Erin O’Toole, MP for the Durham riding in southern Ontario, shared some of his solutions for the North with NNSL Media this week. O’Toole is one of the four federal candidates vying to become the new leader of the Conservative Party.

How would you address suspicions of racist behaviour towards Indigenous people by members of the RCMP?

I’ve been advocating for years for the creation of an Aboriginal liaison officer program within the RCMP. It would be a community policing resource where Indigenous Canadians within the RCMP would be assigned to this specific liaison role both within the RCMP and with large municipal and provincial forces in parts of the country where there is an on and off-reserve population to build trust and capacity with Indigenous populations.

Erin O’Toole, MP for the riding of Durham in Ontario is one of the four candidates running for the leadership of the Conservative Party of Canada. photo courtesy of Erin O’Toole

They could be able to de-escalate situations with pipeline disputes through community policing capacity where officers cultivate relationships of trust and turn around situations where a community might be somewhat hostile to police intervention.

What would you do about the high costs of food in remote communities and the difficulty to access healthy food?

Nutrition North needs to be modernized and fixed. I’m not sure that the subsidies to the providers have been as successful as first intended. Right now the subsidies largely go to the grocery stores and we haven’t seen enough of the trickle effect to the consumer. We might have to look at another way that the subsidy could be provided directly to families or on a regional basis working in partnerships.

And we have to consult because the Indigenous and Inuit communities can highlight some of the partnerships with development corporations.

How would you improve the infrastructure and availability of high-speed internet?

It is part of our Arctic sovereignty and it would be a defence expenditure. Our North isn’t respected by our allies and foes alike. Arctic sovereignty to me means enhancing all aspects of our presence there as a country. Roads, ports, airports but also critical connectivity. It could be viewed as a strategic security expenditure.

I want to eliminate (Prime Minister Justin) Trudeau’s various bailouts and increases to the CBC (and use) some of that money for infrastructure, which is much more valuable. The ability for people to connect to reliable high-speed internet allows them to pursue economic success and education success. That is more important than some of the television programming.

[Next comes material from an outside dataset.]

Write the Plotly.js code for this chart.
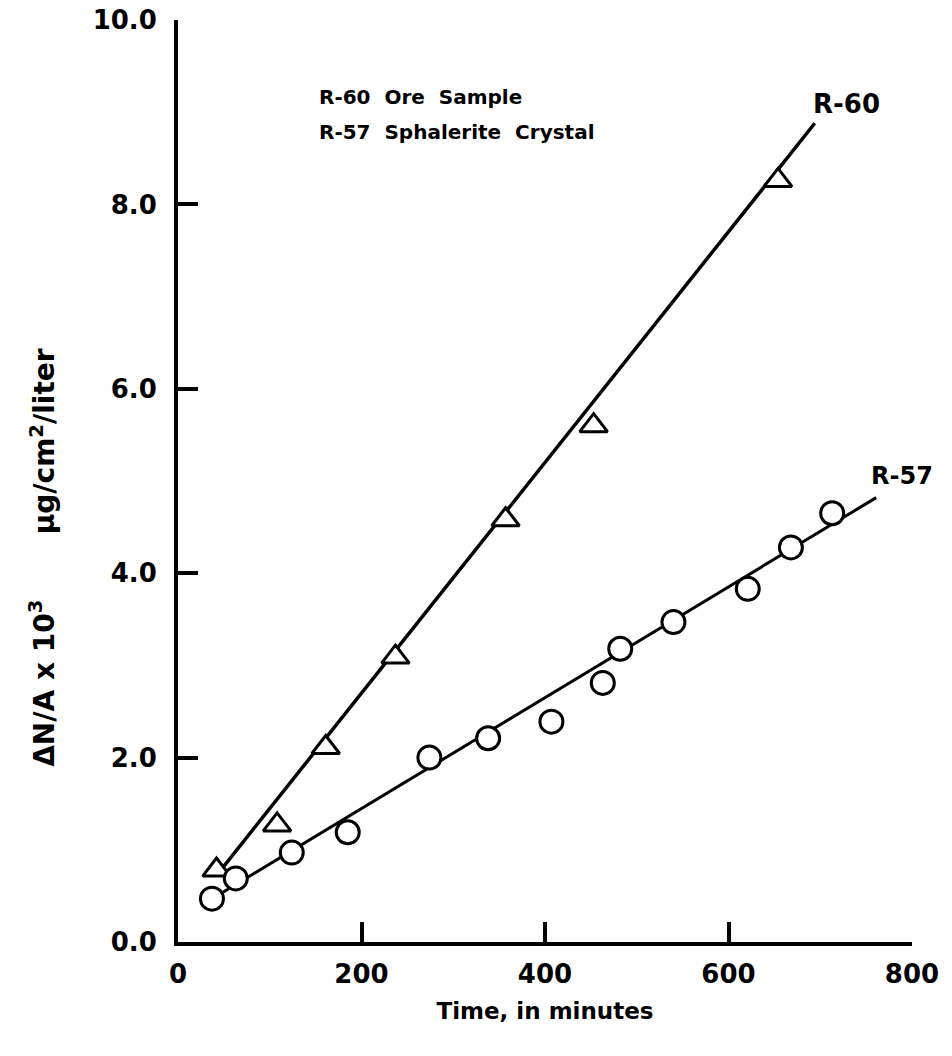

Electricity is expensive in the North and many remote communities rely on diesel generators for power. What solutions would you introduce?

Not only is it expensive (but) there are environmental issues too. Diesel needs to be stored on site with almost two years worth (of supply) in case there are shipping disruptions. There’s potential for spill damage for a type of power generation that isn’t efficient and not good for air quality.

I’m also a fan of small modular reactor nuclear power. It’s greenhouse gas (GHG)-free and the technology is being developed now.

They can be brought up by boat or aircraft and can be installed fairly easily (and) can power small communities for several decades. That type of technology needs to be part of Canada’s GHG reduction strategy and we could become world leaders in this type of generation for remote communities, and we could export it. At its end of life it can be contained there and there is no environmental risk.

You might face resistance to that idea from environmentalists who want to to preserve pristine areas of the North.

I might. I find the left is extremely ignorant when it comes to nuclear power. People who want to develop a net zero carbon (economy) by 2050 have zero clue of how to do it. One-third of the global challenge is from coal burning electricity generation.

Only hydroelectric and nuclear power are consistent, always on and GHG-free. There are few other options in the North. In northern climes you might get some wind generation but not enough to keep peoples’ lights on and heat their homes. How would solar power work in the North with darkness in periods of the year? There are some intermittent sources with biomass and wind (but) we have to educate Canadians dramatically about this.